I also used a darker brown thread to make a couple of markings on the mushroom.  Done!

To make the pepperoni:

Just like the mushrooms, I cut two circles out of burgundy felt for each pepperoni.  

Use a similarly-colored thread to make the running stitch.  I've seen other crafters use some white or other colored thread and make some french knots on the pepperoni to give it more texture, but I liked it this way. :)

To make the olives:

I know this one is pretty self-explanatory. :) I cut a small circle from a sturdy black felt, then folded it to cut out the inner circle..... and, done.  

You could definitely double up the black felt, but the felt I had was really thick.

To make the cheese:

I struggled with the cheese for a while. I've seen people who cut up yarn and bag it as "shredded cheese" or others who made yellow and white markings on the felt tomato sauce.  I just decided to make a big piece of melted felty mozzarella cheese. :)
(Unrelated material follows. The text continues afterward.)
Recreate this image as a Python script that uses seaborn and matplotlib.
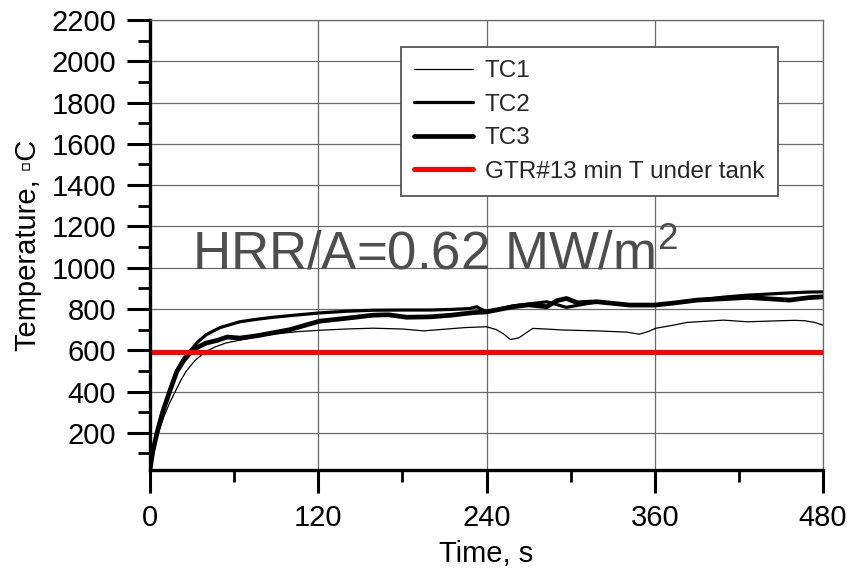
import matplotlib
matplotlib.use("Agg")
import matplotlib.pyplot as plt
import seaborn as sns
from matplotlib.ticker import MultipleLocator

# Thermocouple readings (time in s, temperature in deg C)
tc1_t = [0, 3, 6, 10, 14, 18, 22, 26, 32, 39, 46, 54, 64, 76, 88, 105, 121, 140, 159, 180,
         195, 210, 225, 240, 247, 252, 257, 263, 273, 285, 295, 319, 340, 349, 355, 361,
         372, 383, 395, 409, 426, 440, 449, 460, 467, 474, 480]
tc1_v = [25, 120, 200, 280, 345, 400, 455, 500, 550, 590, 615, 635, 649, 665, 678, 690, 697,
         703, 707, 703, 694, 702, 710, 714, 700, 680, 652, 660, 706, 702, 698, 694, 688, 678,
         690, 707, 720, 735, 740, 746, 738, 741, 743, 745, 743, 735, 722]

tc2_t = [0, 2, 5, 9, 14, 19, 24, 29, 34, 40, 50, 64, 76, 88, 100, 121, 140, 159, 180, 200,
         215, 228, 233, 240, 259, 283, 297, 319, 342, 360, 375, 390, 410, 426, 440, 456, 470, 480]
tc2_v = [25, 110, 200, 300, 400, 500, 560, 600, 640, 675, 710, 738, 750, 760, 768, 781, 789,
         794, 795, 795, 798, 802, 811, 786, 815, 835, 808, 835, 819, 819, 830, 843, 858, 867,
         872, 878, 882, 883]

tc3_t = [0, 2, 5, 9, 14, 19, 24, 29, 34, 40, 48, 55, 64, 76, 88, 100, 110, 121, 140, 159,
         170, 183, 200, 215, 230, 240, 259, 270, 283, 290, 297, 305, 319, 342, 360, 375, 390,
         410, 426, 440, 456, 470, 480]
tc3_v = [25, 110, 200, 300, 400, 495, 550, 590, 615, 635, 648, 664, 659, 670, 685, 700, 720,
         741, 755, 770, 772, 760, 762, 770, 782, 786, 811, 820, 811, 840, 851, 830, 835, 819,
         819, 830, 843, 850, 856, 850, 843, 855, 859]

# Criterion: minimum temperature under the tank
crit_t = [0, 480]
crit_v = [590, 590]

labels = ["TC1", "TC2", "TC3", "GTR#13 min T under tank"]

sns.set_theme(style="white")
plt.rcParams["font.family"] = ["Liberation Sans", "DejaVu Sans"]
plt.rcParams["mathtext.fontset"] = "custom"
plt.rcParams["mathtext.rm"] = "Liberation Sans"
plt.rcParams["mathtext.it"] = "Liberation Sans"

fig = plt.figure(figsize=(8.52, 5.70), dpi=100)
ax = fig.add_axes([150 / 852, 1 - 470 / 570, 673 / 852, 450 / 570])

sns.lineplot(x=tc1_t, y=tc1_v, ax=ax, color="black", lw=0.9, label=labels[0])
sns.lineplot(x=tc2_t, y=tc2_v, ax=ax, color="black", lw=2.3, label=labels[1])
sns.lineplot(x=tc3_t, y=tc3_v, ax=ax, color="black", lw=3.4, label=labels[2])
sns.lineplot(x=crit_t, y=crit_v, ax=ax, color="#ff0000", lw=3.6, label=labels[3])

ax.set_xlim(0, 480)
ax.set_ylim(20, 2200)
ax.xaxis.set_major_locator(MultipleLocator(120))
ax.xaxis.set_minor_locator(MultipleLocator(60))
ax.yaxis.set_minor_locator(MultipleLocator(100))
ax.set_yticks(range(200, 2201, 200))

ax.grid(True, which="major", color="#6a6a6a", lw=0.9)
ax.set_axisbelow(True)

for side in ["left", "bottom"]:
    ax.spines[side].set_linewidth(2.4)
    ax.spines[side].set_color("black")
for side in ["top", "right"]:
    ax.spines[side].set_linewidth(0.9)
    ax.spines[side].set_color("#6a6a6a")

ax.tick_params(axis="both", which="major", direction="out", length=16.5, width=2.2,
               color="black", labelsize=21, labelcolor="black", pad=8,
               bottom=True, left=True)
ax.tick_params(axis="both", which="minor", direction="out", length=8.5, width=2.0,
               color="black", bottom=True, left=True)

ax.set_xlabel("Time, s", fontsize=21, color="black", labelpad=6)
ax.set_ylabel("Temperature, \u25abC", fontsize=21, color="black", labelpad=7)

ax.text(30, 990, "HRR/A=0.62 MW/m$^2$", fontsize=38, color="#4d4d4d",
        ha="left", va="baseline")

leg = ax.legend(loc="upper left", bbox_to_anchor=(401 / 852, 1 - 47 / 570),
                bbox_transform=fig.transFigure, borderaxespad=0, fontsize=17.5,
                frameon=True, fancybox=False, shadow=False, framealpha=1,
                edgecolor="#555555", handlelength=2.4, handletextpad=0.5,
                labelspacing=0.47, borderpad=0.55)
leg.get_frame().set_linewidth(1.3)

fig.savefig("out.png", dpi=100)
Just like the sauce, cut out a free-form  shape from white or off-white felt x 2 per slice of pizza.

Join two pieces together with a blanket stitch.... Done.


You're done!  Now, put it on a plate, and eat it up!

I also LOVED this blogger's idea about the pizza box!  If you're making a whole pizza or several slices, go ask your favorite pizza take-out place to pretty-please give you an empty box! What kid wouldn't love playing pizza shop with his own pizza box?

Ok, go grab some felt, make a mess and have a party. :)  It's too hot to go outside anyways.

Thanks for reading!

I hope your felt food aftermath isn't as ridiculous as mine.